I just finished the story. It ends with a mystery which I like. I don’t like everything to be neat and straightened up at the end of a piece. ‘Left hanging’ is the feeling I’m aiming for in a lot of my writing. Often, it’s because I don’t know myself how something should end up, usually it’s because everything in my life has always been unresolved, pending, or, better said, evolving.

Anyway, I like this story, “Margaret’s Billy,” an awful lot and I have Stephen King to thank for helping me get off the dime.

5 Comments on “Working the List: Rita Hayworth and Shawshank Redemption

  1. Jan, I love this post. Reminds me of a successful author (??) who guested recently on Stephen Colbert’s show. Asked about his writing mode, the author said (paraphrased) — “I start out with a clean idea and then let my characters take over. They lead me to a conclusion that I often don’t see in my original conception”. In other words, writing fiction can be a mysterious, uncertain journey. Just let your characters lead you down that yellow brick road. I hope all’s well, Jan. (I haven’t read “Shawshank” but just saw the film and, yes, I loved it and wondered why I’d avoided it for years.)

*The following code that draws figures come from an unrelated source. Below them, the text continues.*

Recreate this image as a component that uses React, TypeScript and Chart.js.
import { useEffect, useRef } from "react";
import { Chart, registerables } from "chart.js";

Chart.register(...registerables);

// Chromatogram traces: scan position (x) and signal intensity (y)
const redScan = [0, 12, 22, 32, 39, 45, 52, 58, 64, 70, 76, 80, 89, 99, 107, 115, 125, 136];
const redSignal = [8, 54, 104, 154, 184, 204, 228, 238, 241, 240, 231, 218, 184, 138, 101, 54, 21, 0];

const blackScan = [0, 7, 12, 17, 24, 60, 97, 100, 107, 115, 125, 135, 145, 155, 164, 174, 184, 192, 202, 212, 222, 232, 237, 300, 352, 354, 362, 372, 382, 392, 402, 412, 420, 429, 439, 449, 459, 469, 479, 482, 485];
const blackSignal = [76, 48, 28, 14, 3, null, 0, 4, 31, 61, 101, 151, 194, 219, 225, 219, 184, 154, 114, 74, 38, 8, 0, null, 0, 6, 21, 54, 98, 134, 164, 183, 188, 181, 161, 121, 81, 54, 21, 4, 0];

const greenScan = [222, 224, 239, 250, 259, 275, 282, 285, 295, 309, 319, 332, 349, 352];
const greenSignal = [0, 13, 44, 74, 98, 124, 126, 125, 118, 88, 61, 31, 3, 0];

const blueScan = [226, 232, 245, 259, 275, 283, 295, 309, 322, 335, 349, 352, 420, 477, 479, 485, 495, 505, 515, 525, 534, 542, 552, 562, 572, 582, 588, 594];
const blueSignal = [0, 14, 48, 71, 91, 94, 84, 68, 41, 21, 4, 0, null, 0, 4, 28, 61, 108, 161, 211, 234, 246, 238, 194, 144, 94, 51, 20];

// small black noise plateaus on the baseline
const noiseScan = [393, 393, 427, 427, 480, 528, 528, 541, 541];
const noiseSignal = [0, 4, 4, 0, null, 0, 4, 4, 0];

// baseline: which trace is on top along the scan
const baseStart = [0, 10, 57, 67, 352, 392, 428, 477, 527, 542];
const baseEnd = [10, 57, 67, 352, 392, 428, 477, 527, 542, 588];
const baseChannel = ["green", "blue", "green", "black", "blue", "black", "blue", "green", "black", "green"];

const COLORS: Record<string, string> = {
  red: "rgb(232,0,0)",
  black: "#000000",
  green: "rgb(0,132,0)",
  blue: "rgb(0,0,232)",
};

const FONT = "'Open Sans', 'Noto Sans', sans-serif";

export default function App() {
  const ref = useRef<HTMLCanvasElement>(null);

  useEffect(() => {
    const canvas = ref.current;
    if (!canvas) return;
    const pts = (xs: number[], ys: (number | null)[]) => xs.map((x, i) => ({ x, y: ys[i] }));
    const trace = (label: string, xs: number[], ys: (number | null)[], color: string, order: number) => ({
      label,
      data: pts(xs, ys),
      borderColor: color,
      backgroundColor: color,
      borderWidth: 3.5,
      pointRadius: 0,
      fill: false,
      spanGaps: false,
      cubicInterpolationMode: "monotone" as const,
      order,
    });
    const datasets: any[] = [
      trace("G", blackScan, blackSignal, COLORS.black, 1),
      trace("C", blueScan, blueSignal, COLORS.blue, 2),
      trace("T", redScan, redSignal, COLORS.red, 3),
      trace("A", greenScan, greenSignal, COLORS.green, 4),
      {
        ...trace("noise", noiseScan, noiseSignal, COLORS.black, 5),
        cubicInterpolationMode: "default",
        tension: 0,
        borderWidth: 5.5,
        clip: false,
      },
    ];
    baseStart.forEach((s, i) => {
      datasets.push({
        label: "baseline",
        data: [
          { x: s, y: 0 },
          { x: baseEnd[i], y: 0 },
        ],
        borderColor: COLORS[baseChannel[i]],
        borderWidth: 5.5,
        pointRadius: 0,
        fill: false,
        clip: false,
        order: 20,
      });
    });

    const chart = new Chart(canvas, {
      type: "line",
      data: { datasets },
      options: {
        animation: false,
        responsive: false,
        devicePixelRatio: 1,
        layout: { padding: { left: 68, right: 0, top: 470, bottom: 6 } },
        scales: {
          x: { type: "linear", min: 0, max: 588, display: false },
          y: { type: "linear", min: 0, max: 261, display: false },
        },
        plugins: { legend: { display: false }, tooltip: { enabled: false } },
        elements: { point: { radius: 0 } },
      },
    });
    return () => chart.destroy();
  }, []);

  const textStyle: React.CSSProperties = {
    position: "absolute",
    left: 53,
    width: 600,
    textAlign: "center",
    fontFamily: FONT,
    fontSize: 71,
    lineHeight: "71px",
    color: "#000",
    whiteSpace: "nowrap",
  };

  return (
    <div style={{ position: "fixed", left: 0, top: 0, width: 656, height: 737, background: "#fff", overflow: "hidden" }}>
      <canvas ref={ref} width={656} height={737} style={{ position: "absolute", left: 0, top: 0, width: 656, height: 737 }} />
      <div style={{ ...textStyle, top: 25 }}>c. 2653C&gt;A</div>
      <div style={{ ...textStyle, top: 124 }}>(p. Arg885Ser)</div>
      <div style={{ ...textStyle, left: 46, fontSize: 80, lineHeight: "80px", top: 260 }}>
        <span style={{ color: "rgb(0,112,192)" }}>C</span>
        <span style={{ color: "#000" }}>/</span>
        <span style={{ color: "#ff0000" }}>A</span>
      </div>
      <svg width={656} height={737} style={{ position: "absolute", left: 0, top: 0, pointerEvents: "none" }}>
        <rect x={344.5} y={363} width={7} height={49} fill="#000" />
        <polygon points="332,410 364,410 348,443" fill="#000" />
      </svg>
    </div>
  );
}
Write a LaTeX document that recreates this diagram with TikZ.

    • Hi Jan, so no I really want to read your story! Are you going to post that or we just going to have to drool and be frustrated!

    • I’d never read Shawshank either but then made a crazy resolution to read all of Stephen King which, right away, is ridiculous. Also working on 11/22/63 which might take the rest of my natural life. 🙂

      • Jan, I loved “11/22/63”. Some of his narrative reads like prose. So beautiful. I’m not a die hard King fan but have also enjoyed his memoir about growing up a Red Sox fan and visiting iconic (overused word, yes!) ball parks. Thanks, again, for this post.